Vazquez, who is graduating from both Ball High and Galveston College in just two years, said she was motivated by her father, Ruben Vazquez, who did the research on taking dual-credit courses, and her older brother, who graduated early from Sam Houston State University with a degree in psychology and is now a high school history teacher.
“Education is most important for all young people,” Ruben Vazquez said. “I’m confident it makes them better citizens, and makes better families and communities.”
Taking dual-credit courses helped prepare her well for college, Emmy Vazquez said.
“It pushes you a bit more,” she said. “The classes are more challenging than a regular class, and you have to put in the effort to study by yourself or in a study group. In the long run, it’s very important to learn to manage your time well.”
To qualify for dual-credit courses as a high school student, potential applicants first meet with a community or junior college dual-credit advisor who helps the with the application, registration and course selection processes and who also makes sure the student is approved to take college-level courses by their parents and by a designated institution official like a guidance counselor, said Joseph Bernard, director of educational services at Galveston College.

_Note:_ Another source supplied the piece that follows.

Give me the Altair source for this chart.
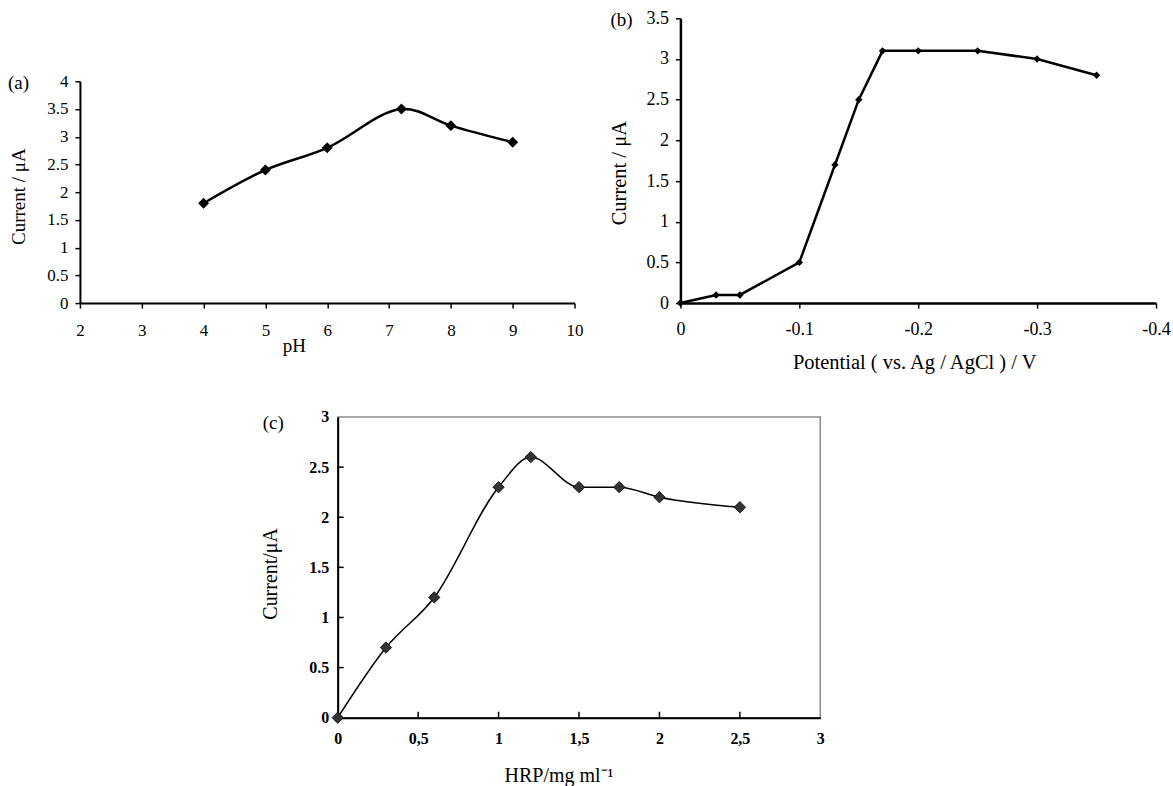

Ball High School partners with Galveston College, but dual-credit programs are in place at high schools throughout the county with classes available through College of the Mainland.

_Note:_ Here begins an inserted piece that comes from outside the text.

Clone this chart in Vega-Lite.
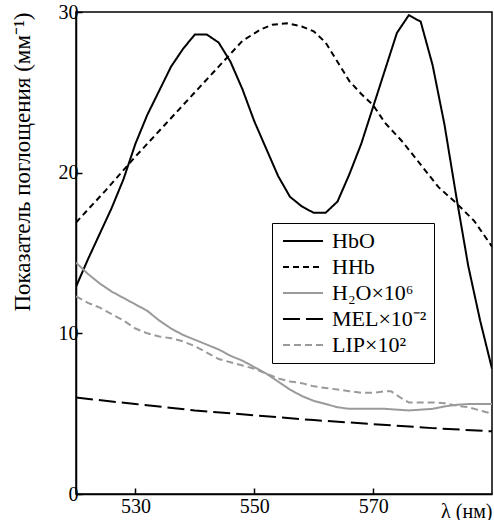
{
  "$schema": "https://vega.github.io/schema/vega-lite/v6.json",
  "width": 416,
  "height": 482,
  "autosize": "none",
  "padding": {"left": 76, "top": 12, "right": 2, "bottom": 26},
  "background": "white",
  "config": {
    "font": "Liberation Serif",
    "view": {"stroke": "black", "strokeWidth": 1.5},
    "axis": {
      "grid": false,
      "domainColor": "black",
      "domainWidth": 1.5,
      "tickColor": "black",
      "tickWidth": 1.5,
      "tickSize": -6,
      "labelColor": "black",
      "labelFont": "Liberation Serif",
      "labelFontSize": 20,
      "titleFont": "Liberation Serif",
      "titleFontSize": 20,
      "titleFontWeight": "normal",
      "titleColor": "black"
    }
  },
  "data": {
    "values": [
      {"s": "HbO", "x": 520, "y": 12.9}, {"s": "HbO", "x": 522, "y": 14.6}, {"s": "HbO", "x": 524, "y": 16.2},
      {"s": "HbO", "x": 526, "y": 17.8}, {"s": "HbO", "x": 528, "y": 19.6}, {"s": "HbO", "x": 530, "y": 21.8},
      {"s": "HbO", "x": 532, "y": 23.6}, {"s": "HbO", "x": 534, "y": 25.1}, {"s": "HbO", "x": 536, "y": 26.6},
      {"s": "HbO", "x": 538, "y": 27.7}, {"s": "HbO", "x": 540, "y": 28.6}, {"s": "HbO", "x": 542, "y": 28.6},
      {"s": "HbO", "x": 544, "y": 28.1}, {"s": "HbO", "x": 546, "y": 26.9}, {"s": "HbO", "x": 548, "y": 25.2},
      {"s": "HbO", "x": 550, "y": 23.2}, {"s": "HbO", "x": 552, "y": 21.5}, {"s": "HbO", "x": 554, "y": 19.8},
      {"s": "HbO", "x": 556, "y": 18.5}, {"s": "HbO", "x": 558, "y": 17.9}, {"s": "HbO", "x": 560, "y": 17.5},
      {"s": "HbO", "x": 562, "y": 17.5}, {"s": "HbO", "x": 564, "y": 18.2}, {"s": "HbO", "x": 566, "y": 19.9},
      {"s": "HbO", "x": 568, "y": 21.8}, {"s": "HbO", "x": 570, "y": 24.1}, {"s": "HbO", "x": 572, "y": 26.4},
      {"s": "HbO", "x": 574, "y": 28.7}, {"s": "HbO", "x": 576, "y": 29.8}, {"s": "HbO", "x": 578, "y": 29.4},
      {"s": "HbO", "x": 580, "y": 26.7}, {"s": "HbO", "x": 582, "y": 23.0}, {"s": "HbO", "x": 584, "y": 18.5},
      {"s": "HbO", "x": 586, "y": 14.2}, {"s": "HbO", "x": 588, "y": 10.8}, {"s": "HbO", "x": 590, "y": 7.8},

      {"s": "HHb", "x": 520, "y": 16.9}, {"s": "HHb", "x": 525, "y": 18.9}, {"s": "HHb", "x": 530, "y": 21.0},
      {"s": "HHb", "x": 535, "y": 23.0}, {"s": "HHb", "x": 540, "y": 25.0}, {"s": "HHb", "x": 545, "y": 27.0},
      {"s": "HHb", "x": 548, "y": 28.2}, {"s": "HHb", "x": 551, "y": 28.9}, {"s": "HHb", "x": 553, "y": 29.2},
      {"s": "HHb", "x": 555.5, "y": 29.3}, {"s": "HHb", "x": 558, "y": 29.1}, {"s": "HHb", "x": 560, "y": 28.8},
      {"s": "HHb", "x": 562, "y": 28.1}, {"s": "HHb", "x": 564, "y": 26.9}, {"s": "HHb", "x": 566, "y": 25.7},
      {"s": "HHb", "x": 568, "y": 24.9}, {"s": "HHb", "x": 570, "y": 24.2}, {"s": "HHb", "x": 572, "y": 23.1},
      {"s": "HHb", "x": 575, "y": 21.9}, {"s": "HHb", "x": 578, "y": 20.5}, {"s": "HHb", "x": 581, "y": 19.1},
      {"s": "HHb", "x": 584, "y": 18.1}, {"s": "HHb", "x": 587, "y": 17.0}, {"s": "HHb", "x": 590, "y": 15.4},

      {"s": "H₂O×10⁶", "x": 520, "y": 14.4}, {"s": "H₂O×10⁶", "x": 522, "y": 13.7}, {"s": "H₂O×10⁶", "x": 524, "y": 13.1},
      {"s": "H₂O×10⁶", "x": 526, "y": 12.6}, {"s": "H₂O×10⁶", "x": 528, "y": 12.2}, {"s": "H₂O×10⁶", "x": 530, "y": 11.8},
      {"s": "H₂O×10⁶", "x": 532, "y": 11.4}, {"s": "H₂O×10⁶", "x": 534, "y": 10.8}, {"s": "H₂O×10⁶", "x": 536, "y": 10.3},
      {"s": "H₂O×10⁶", "x": 538, "y": 9.9}, {"s": "H₂O×10⁶", "x": 540, "y": 9.6}, {"s": "H₂O×10⁶", "x": 542, "y": 9.3},
      {"s": "H₂O×10⁶", "x": 544, "y": 9.0}, {"s": "H₂O×10⁶", "x": 546, "y": 8.6}, {"s": "H₂O×10⁶", "x": 548, "y": 8.3},
      {"s": "H₂O×10⁶", "x": 550, "y": 7.9}, {"s": "H₂O×10⁶", "x": 552, "y": 7.5}, {"s": "H₂O×10⁶", "x": 554, "y": 7.0},
      {"s": "H₂O×10⁶", "x": 556, "y": 6.5}, {"s": "H₂O×10⁶", "x": 558, "y": 6.1}, {"s": "H₂O×10⁶", "x": 560, "y": 5.8},
      {"s": "H₂O×10⁶", "x": 562, "y": 5.6}, {"s": "H₂O×10⁶", "x": 564, "y": 5.4}, {"s": "H₂O×10⁶", "x": 566, "y": 5.3},
      {"s": "H₂O×10⁶", "x": 568, "y": 5.3}, {"s": "H₂O×10⁶", "x": 570, "y": 5.3}, {"s": "H₂O×10⁶", "x": 572, "y": 5.3},
      {"s": "H₂O×10⁶", "x": 574, "y": 5.25}, {"s": "H₂O×10⁶", "x": 576, "y": 5.2}, {"s": "H₂O×10⁶", "x": 578, "y": 5.25},
      {"s": "H₂O×10⁶", "x": 580, "y": 5.3}, {"s": "H₂O×10⁶", "x": 582, "y": 5.45}, {"s": "H₂O×10⁶", "x": 584, "y": 5.55},
      {"s": "H₂O×10⁶", "x": 586, "y": 5.6}, {"s": "H₂O×10⁶", "x": 588, "y": 5.6}, {"s": "H₂O×10⁶", "x": 590, "y": 5.6},

      {"s": "MEL×10⁻²", "x": 520, "y": 6.0}, {"s": "MEL×10⁻²", "x": 530, "y": 5.6}, {"s": "MEL×10⁻²", "x": 540, "y": 5.2},
      {"s": "MEL×10⁻²", "x": 550, "y": 4.9}, {"s": "MEL×10⁻²", "x": 560, "y": 4.6}, {"s": "MEL×10⁻²", "x": 570, "y": 4.35},
      {"s": "MEL×10⁻²", "x": 580, "y": 4.1}, {"s": "MEL×10⁻²", "x": 590, "y": 3.9},

      {"s": "LIP×10²", "x": 520, "y": 12.3}, {"s": "LIP×10²", "x": 522, "y": 11.9}, {"s": "LIP×10²", "x": 524, "y": 11.6},
      {"s": "LIP×10²", "x": 526, "y": 11.2}, {"s": "LIP×10²", "x": 528, "y": 10.8}, {"s": "LIP×10²", "x": 530, "y": 10.3},
      {"s": "LIP×10²", "x": 532, "y": 10.0}, {"s": "LIP×10²", "x": 534, "y": 9.8}, {"s": "LIP×10²", "x": 536, "y": 9.7},
      {"s": "LIP×10²", "x": 538, "y": 9.5}, {"s": "LIP×10²", "x": 540, "y": 9.2}, {"s": "LIP×10²", "x": 542, "y": 8.8},
      {"s": "LIP×10²", "x": 544, "y": 8.4}, {"s": "LIP×10²", "x": 546, "y": 8.2}, {"s": "LIP×10²", "x": 548, "y": 8.0},
      {"s": "LIP×10²", "x": 550, "y": 7.8}, {"s": "LIP×10²", "x": 552, "y": 7.5}, {"s": "LIP×10²", "x": 554, "y": 7.2},
      {"s": "LIP×10²", "x": 556, "y": 7.0}, {"s": "LIP×10²", "x": 558, "y": 6.9}, {"s": "LIP×10²", "x": 560, "y": 6.7},
      {"s": "LIP×10²", "x": 562, "y": 6.6}, {"s": "LIP×10²", "x": 564, "y": 6.5}, {"s": "LIP×10²", "x": 566, "y": 6.4},
      {"s": "LIP×10²", "x": 568, "y": 6.3}, {"s": "LIP×10²", "x": 570, "y": 6.3}, {"s": "LIP×10²", "x": 572, "y": 6.4},
      {"s": "LIP×10²", "x": 573, "y": 6.4}, {"s": "LIP×10²", "x": 575, "y": 5.9}, {"s": "LIP×10²", "x": 576, "y": 5.7},
      {"s": "LIP×10²", "x": 578, "y": 5.7}, {"s": "LIP×10²", "x": 580, "y": 5.7}, {"s": "LIP×10²", "x": 582, "y": 5.65},
      {"s": "LIP×10²", "x": 584, "y": 5.5}, {"s": "LIP×10²", "x": 586, "y": 5.4}, {"s": "LIP×10²", "x": 588, "y": 5.2},
      {"s": "LIP×10²", "x": 590, "y": 5.0}
    ]
  },
  "mark": {"type": "line", "strokeWidth": 2, "clip": true},
  "encoding": {
    "x": {
      "field": "x", "type": "quantitative",
      "scale": {"domain": [520, 590], "nice": false, "zero": false},
      "axis": {
        "values": [530, 550, 570],
        "title": "λ (нм)",
        "titleAnchor": "end",
        "titleAlign": "right",
        "titleX": 416,
        "titleY": 23,
        "titleBaseline": "alphabetic",
        "labelPadding": 8
      }
    },
    "y": {
      "field": "y", "type": "quantitative",
      "scale": {"domain": [0, 30], "nice": false},
      "axis": {
        "values": [0, 10, 20, 30],
        "title": "Показатель поглощения (мм⁻¹)",
        "titleFontSize": 23,
        "titleAnchor": "end",
        "titleAngle": -90,
        "titleAlign": "right",
        "titleX": -47,
        "titleY": 0,
        "titleBaseline": "alphabetic",
        "labelPadding": 4
      }
    },
    "color": {
      "field": "s", "type": "nominal",
      "scale": {
        "domain": ["HbO", "HHb", "H₂O×10⁶", "MEL×10⁻²", "LIP×10²"],
        "range": ["black", "black", "#9a9a9a", "black", "#9a9a9a"]
      },
      "legend": {
        "title": null,
        "orient": "none",
        "legendX": 196,
        "legendY": 211,
        "symbolType": "M-0.7,0H3.3",
        "symbolSize": 400,
        "symbolStrokeWidth": 2,
        "labelFont": "Liberation Serif",
        "labelFontSize": 22,
        "labelColor": "black",
        "labelOffset": 31,
        "rowPadding": 4,
        "padding": 7,
        "strokeColor": "black",
        "fillColor": "white",
        "labelLimit": 300
      }
    },
    "strokeDash": {
      "field": "s", "type": "nominal",
      "scale": {
        "domain": ["HbO", "HHb", "H₂O×10⁶", "MEL×10⁻²", "LIP×10²"],
        "range": [[1, 0], [6, 4], [1, 0], [17, 6], [7, 4]]
      },
      "legend": null
    }
  }
}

Students can take classes at their high schools, online or on their chosen community college campuses.
“Dual-credit courses offer students the same rigor, relevance and curriculum that traditional Galveston College students would see in their own courses on campus,” Bernard said.

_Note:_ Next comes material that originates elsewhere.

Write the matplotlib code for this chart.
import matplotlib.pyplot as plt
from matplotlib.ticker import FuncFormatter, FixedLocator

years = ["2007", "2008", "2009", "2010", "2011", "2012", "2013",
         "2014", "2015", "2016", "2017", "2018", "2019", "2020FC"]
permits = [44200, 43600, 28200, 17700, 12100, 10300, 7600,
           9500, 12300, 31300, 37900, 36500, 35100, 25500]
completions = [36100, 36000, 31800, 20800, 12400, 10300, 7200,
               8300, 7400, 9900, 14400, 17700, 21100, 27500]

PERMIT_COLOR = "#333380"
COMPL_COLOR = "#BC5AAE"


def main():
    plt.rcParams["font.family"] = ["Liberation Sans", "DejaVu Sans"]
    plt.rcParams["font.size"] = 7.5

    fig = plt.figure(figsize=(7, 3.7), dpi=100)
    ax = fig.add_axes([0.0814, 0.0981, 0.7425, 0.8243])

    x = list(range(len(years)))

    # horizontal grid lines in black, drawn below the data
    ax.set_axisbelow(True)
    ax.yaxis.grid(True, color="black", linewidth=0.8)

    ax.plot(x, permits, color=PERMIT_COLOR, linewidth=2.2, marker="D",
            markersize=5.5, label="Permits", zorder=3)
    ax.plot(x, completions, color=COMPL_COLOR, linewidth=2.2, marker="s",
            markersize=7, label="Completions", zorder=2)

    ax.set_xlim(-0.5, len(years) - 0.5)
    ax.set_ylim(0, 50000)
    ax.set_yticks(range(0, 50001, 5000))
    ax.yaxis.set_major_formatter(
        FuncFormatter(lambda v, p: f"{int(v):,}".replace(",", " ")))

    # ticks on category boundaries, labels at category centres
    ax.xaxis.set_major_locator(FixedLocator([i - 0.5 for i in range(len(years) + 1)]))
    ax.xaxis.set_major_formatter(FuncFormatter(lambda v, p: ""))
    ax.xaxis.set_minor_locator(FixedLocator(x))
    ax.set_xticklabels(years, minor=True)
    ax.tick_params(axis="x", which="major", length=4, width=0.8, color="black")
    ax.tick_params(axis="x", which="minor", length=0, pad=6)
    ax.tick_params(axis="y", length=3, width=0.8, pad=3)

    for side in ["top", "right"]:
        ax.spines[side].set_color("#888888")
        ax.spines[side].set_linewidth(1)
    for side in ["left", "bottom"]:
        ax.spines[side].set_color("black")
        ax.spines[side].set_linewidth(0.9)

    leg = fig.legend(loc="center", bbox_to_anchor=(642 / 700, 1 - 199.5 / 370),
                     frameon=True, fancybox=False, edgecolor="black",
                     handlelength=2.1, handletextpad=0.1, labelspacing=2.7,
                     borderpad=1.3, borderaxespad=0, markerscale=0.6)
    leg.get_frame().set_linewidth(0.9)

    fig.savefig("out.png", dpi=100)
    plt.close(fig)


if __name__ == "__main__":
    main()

Dual credit has been around for 20 years, and 600 students at the partner institutions Galveston College serves took courses over the 2018-19 academic year, Bernard said. Many earn credits toward their associate’s degree, but few complete enough credits to earn high school diplomas and associate’s degrees at the same time like Donlon, Vazquez and Henry.
Students enrolled in the dual-credit program at Galveston College have access to a number of opportunities that can help pay tuition for courses, Bernard said.